** START Data section **
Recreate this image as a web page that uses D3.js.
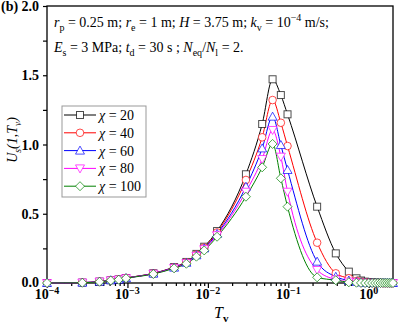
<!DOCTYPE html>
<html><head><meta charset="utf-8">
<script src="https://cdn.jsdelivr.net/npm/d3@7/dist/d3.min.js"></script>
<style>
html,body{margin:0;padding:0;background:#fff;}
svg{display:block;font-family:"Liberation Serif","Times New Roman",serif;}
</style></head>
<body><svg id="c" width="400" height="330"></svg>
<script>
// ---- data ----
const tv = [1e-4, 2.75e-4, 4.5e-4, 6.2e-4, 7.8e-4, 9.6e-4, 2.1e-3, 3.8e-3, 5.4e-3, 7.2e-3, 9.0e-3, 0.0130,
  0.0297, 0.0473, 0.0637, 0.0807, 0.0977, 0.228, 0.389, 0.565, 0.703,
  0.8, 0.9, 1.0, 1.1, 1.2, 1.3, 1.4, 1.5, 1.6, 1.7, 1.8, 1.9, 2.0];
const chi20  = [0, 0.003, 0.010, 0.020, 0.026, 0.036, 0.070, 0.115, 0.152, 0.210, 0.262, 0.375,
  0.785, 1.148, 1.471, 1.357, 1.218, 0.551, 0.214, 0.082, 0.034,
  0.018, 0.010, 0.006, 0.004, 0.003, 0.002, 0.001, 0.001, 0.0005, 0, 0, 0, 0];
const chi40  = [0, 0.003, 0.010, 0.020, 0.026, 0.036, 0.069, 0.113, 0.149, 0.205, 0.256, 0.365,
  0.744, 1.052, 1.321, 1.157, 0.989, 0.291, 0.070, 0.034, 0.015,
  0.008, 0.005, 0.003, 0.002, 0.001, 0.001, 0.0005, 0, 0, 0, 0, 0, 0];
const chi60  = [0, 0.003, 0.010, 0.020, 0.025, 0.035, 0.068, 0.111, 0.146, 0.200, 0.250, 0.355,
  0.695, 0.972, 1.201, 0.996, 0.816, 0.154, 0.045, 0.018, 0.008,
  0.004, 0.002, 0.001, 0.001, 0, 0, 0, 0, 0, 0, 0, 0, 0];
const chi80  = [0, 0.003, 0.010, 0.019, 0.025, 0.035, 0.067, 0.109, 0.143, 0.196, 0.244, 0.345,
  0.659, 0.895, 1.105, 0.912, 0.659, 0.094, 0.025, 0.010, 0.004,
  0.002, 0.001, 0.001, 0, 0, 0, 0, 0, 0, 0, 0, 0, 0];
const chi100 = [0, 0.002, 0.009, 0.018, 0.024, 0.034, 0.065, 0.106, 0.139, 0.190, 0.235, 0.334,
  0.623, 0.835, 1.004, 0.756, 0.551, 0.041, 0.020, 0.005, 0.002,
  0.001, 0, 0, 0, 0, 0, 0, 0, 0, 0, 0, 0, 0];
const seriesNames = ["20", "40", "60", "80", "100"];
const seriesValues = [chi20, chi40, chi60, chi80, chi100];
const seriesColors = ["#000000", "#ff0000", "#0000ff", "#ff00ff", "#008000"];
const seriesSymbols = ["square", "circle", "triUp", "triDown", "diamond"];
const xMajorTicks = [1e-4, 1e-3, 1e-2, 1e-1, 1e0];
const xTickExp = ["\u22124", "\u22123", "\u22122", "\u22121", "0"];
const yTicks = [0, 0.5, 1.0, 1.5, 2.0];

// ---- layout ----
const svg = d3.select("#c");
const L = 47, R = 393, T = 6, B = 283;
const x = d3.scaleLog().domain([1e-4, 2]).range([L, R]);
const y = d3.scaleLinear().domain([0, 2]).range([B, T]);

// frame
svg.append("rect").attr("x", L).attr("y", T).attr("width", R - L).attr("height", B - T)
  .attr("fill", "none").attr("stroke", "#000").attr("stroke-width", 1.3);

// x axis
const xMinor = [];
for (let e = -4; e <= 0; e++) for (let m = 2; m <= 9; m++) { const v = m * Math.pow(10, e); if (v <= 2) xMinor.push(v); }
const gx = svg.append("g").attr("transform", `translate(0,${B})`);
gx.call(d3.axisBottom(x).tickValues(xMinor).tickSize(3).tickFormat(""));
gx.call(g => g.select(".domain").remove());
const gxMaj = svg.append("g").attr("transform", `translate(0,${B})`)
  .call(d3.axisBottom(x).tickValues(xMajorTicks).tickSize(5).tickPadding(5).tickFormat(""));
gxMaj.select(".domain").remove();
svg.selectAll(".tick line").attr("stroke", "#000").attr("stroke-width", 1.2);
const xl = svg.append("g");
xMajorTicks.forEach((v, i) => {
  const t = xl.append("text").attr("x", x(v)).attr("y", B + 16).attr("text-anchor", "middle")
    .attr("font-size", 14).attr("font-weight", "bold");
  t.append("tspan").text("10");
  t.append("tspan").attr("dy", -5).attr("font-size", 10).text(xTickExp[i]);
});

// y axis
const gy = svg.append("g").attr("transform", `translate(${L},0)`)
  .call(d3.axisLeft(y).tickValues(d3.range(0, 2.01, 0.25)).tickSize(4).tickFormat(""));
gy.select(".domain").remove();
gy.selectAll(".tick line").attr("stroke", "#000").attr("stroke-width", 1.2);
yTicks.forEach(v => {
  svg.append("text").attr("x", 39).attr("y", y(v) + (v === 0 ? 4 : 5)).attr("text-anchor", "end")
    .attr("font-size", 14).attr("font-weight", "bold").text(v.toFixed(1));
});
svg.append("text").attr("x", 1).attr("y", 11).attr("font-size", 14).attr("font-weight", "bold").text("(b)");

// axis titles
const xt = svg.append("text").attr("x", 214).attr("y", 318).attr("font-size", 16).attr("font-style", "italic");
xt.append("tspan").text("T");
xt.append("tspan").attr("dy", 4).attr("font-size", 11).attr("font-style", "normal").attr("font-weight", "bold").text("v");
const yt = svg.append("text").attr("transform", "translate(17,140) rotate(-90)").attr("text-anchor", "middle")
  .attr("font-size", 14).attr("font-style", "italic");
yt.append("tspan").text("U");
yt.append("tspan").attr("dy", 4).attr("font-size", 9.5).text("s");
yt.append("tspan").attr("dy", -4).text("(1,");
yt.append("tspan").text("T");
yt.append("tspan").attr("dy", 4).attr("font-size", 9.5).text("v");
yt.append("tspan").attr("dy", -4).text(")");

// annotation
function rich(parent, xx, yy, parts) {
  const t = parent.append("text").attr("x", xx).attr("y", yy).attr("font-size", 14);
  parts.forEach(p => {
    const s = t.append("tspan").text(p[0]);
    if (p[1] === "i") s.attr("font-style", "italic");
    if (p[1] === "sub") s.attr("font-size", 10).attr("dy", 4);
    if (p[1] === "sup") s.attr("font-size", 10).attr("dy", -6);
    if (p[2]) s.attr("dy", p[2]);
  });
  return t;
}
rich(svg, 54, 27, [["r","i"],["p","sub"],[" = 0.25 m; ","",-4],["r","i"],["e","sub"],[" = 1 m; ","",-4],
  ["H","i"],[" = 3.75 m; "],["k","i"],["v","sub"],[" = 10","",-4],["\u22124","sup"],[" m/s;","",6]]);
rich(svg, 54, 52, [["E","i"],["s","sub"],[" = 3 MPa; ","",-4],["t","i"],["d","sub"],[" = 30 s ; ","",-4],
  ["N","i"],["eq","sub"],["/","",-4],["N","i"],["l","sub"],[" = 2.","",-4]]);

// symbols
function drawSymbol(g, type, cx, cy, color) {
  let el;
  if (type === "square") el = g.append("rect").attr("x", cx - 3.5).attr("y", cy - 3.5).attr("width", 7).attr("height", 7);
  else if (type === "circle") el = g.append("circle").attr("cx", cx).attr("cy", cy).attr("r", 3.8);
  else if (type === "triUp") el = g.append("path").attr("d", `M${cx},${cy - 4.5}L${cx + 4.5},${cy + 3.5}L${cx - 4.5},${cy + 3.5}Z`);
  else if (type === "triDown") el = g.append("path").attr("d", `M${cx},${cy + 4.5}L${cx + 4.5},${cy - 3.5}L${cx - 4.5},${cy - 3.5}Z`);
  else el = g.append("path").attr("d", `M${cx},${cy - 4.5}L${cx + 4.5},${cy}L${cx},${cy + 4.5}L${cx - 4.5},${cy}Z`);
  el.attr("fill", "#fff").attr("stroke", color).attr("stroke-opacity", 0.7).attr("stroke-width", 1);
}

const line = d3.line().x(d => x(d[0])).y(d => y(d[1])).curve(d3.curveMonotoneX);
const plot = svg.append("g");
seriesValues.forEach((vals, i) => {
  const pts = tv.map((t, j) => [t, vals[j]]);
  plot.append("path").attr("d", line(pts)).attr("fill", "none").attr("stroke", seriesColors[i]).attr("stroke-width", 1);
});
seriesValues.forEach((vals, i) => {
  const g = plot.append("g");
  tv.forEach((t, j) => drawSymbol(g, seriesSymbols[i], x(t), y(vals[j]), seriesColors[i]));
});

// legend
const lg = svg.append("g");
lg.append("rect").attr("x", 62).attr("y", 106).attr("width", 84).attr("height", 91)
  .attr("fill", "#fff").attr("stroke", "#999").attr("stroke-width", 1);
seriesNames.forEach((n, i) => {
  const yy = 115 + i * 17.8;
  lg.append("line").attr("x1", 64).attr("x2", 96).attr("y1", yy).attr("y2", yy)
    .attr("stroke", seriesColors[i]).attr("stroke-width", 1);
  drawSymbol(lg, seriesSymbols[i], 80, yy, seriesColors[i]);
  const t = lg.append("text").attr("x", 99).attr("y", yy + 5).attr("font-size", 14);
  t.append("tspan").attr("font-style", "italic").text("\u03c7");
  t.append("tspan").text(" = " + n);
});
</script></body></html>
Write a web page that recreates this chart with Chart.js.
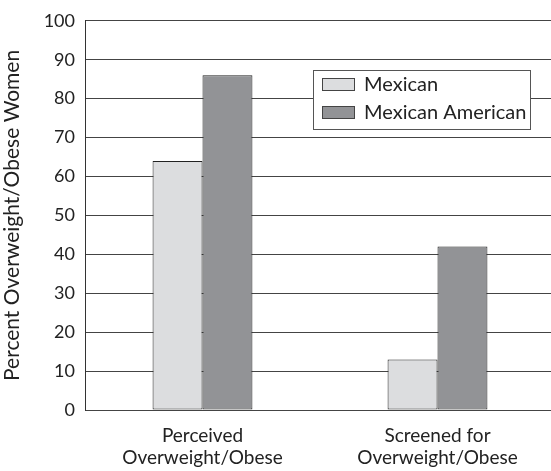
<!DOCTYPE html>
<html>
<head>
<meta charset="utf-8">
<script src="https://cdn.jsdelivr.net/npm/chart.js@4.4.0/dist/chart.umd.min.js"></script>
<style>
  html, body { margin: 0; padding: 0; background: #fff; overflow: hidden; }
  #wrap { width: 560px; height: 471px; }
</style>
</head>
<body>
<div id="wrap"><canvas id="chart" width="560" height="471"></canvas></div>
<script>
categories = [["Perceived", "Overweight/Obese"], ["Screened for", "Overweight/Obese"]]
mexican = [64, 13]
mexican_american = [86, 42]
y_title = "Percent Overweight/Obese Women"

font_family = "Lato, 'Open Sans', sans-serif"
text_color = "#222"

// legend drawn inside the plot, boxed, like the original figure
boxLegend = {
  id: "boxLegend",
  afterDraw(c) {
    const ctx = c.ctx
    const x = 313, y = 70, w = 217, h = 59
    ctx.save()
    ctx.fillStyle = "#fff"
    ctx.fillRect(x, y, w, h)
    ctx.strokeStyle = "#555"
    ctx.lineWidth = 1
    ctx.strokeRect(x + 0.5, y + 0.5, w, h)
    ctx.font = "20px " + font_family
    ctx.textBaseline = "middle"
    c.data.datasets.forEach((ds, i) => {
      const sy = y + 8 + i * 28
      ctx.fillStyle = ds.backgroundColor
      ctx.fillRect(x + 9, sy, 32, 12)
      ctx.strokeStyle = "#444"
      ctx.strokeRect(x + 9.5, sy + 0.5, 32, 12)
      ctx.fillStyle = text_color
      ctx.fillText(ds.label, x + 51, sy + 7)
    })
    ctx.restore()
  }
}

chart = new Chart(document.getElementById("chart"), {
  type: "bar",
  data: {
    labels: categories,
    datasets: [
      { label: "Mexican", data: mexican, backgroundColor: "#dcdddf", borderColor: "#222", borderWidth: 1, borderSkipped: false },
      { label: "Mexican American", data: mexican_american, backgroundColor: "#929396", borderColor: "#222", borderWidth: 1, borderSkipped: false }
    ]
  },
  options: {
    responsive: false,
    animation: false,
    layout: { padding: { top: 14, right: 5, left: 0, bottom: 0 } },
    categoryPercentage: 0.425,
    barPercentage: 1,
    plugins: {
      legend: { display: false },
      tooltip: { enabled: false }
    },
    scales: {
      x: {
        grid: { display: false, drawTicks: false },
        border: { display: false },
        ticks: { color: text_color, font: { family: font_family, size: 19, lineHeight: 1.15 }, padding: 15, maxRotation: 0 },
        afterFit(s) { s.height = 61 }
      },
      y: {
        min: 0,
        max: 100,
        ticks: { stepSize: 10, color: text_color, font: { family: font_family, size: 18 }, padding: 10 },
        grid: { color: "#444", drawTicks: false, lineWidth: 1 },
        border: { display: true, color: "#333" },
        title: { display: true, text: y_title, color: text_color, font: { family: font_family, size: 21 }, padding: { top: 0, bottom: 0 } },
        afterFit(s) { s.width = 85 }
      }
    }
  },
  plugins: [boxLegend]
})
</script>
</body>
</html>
** END Data section **
Include the first line of the records, the line containing "const yTicks = [0, 0.5, 1.0, 1.5, 2.0];", and every line between them, repeated exactly. Skip the pictures.

Recreate this image as a web page that uses D3.js.
<!DOCTYPE html>
<html><head><meta charset="utf-8">
<script src="https://cdn.jsdelivr.net/npm/d3@7/dist/d3.min.js"></script>
<style>
html,body{margin:0;padding:0;background:#fff;}
svg{display:block;font-family:"Liberation Serif","Times New Roman",serif;}
</style></head>
<body><svg id="c" width="400" height="330"></svg>
<script>
// ---- data ----
const tv = [1e-4, 2.75e-4, 4.5e-4, 6.2e-4, 7.8e-4, 9.6e-4, 2.1e-3, 3.8e-3, 5.4e-3, 7.2e-3, 9.0e-3, 0.0130,
  0.0297, 0.0473, 0.0637, 0.0807, 0.0977, 0.228, 0.389, 0.565, 0.703,
  0.8, 0.9, 1.0, 1.1, 1.2, 1.3, 1.4, 1.5, 1.6, 1.7, 1.8, 1.9, 2.0];
const chi20  = [0, 0.003, 0.010, 0.020, 0.026, 0.036, 0.070, 0.115, 0.152, 0.210, 0.262, 0.375,
  0.785, 1.148, 1.471, 1.357, 1.218, 0.551, 0.214, 0.082, 0.034,
  0.018, 0.010, 0.006, 0.004, 0.003, 0.002, 0.001, 0.001, 0.0005, 0, 0, 0, 0];
const chi40  = [0, 0.003, 0.010, 0.020, 0.026, 0.036, 0.069, 0.113, 0.149, 0.205, 0.256, 0.365,
  0.744, 1.052, 1.321, 1.157, 0.989, 0.291, 0.070, 0.034, 0.015,
  0.008, 0.005, 0.003, 0.002, 0.001, 0.001, 0.0005, 0, 0, 0, 0, 0, 0];
const chi60  = [0, 0.003, 0.010, 0.020, 0.025, 0.035, 0.068, 0.111, 0.146, 0.200, 0.250, 0.355,
  0.695, 0.972, 1.201, 0.996, 0.816, 0.154, 0.045, 0.018, 0.008,
  0.004, 0.002, 0.001, 0.001, 0, 0, 0, 0, 0, 0, 0, 0, 0];
const chi80  = [0, 0.003, 0.010, 0.019, 0.025, 0.035, 0.067, 0.109, 0.143, 0.196, 0.244, 0.345,
  0.659, 0.895, 1.105, 0.912, 0.659, 0.094, 0.025, 0.010, 0.004,
  0.002, 0.001, 0.001, 0, 0, 0, 0, 0, 0, 0, 0, 0, 0];
const chi100 = [0, 0.002, 0.009, 0.018, 0.024, 0.034, 0.065, 0.106, 0.139, 0.190, 0.235, 0.334,
  0.623, 0.835, 1.004, 0.756, 0.551, 0.041, 0.020, 0.005, 0.002,
  0.001, 0, 0, 0, 0, 0, 0, 0, 0, 0, 0, 0, 0];
const seriesNames = ["20", "40", "60", "80", "100"];
const seriesValues = [chi20, chi40, chi60, chi80, chi100];
const seriesColors = ["#000000", "#ff0000", "#0000ff", "#ff00ff", "#008000"];
const seriesSymbols = ["square", "circle", "triUp", "triDown", "diamond"];
const xMajorTicks = [1e-4, 1e-3, 1e-2, 1e-1, 1e0];
const xTickExp = ["\u22124", "\u22123", "\u22122", "\u22121", "0"];
const yTicks = [0, 0.5, 1.0, 1.5, 2.0];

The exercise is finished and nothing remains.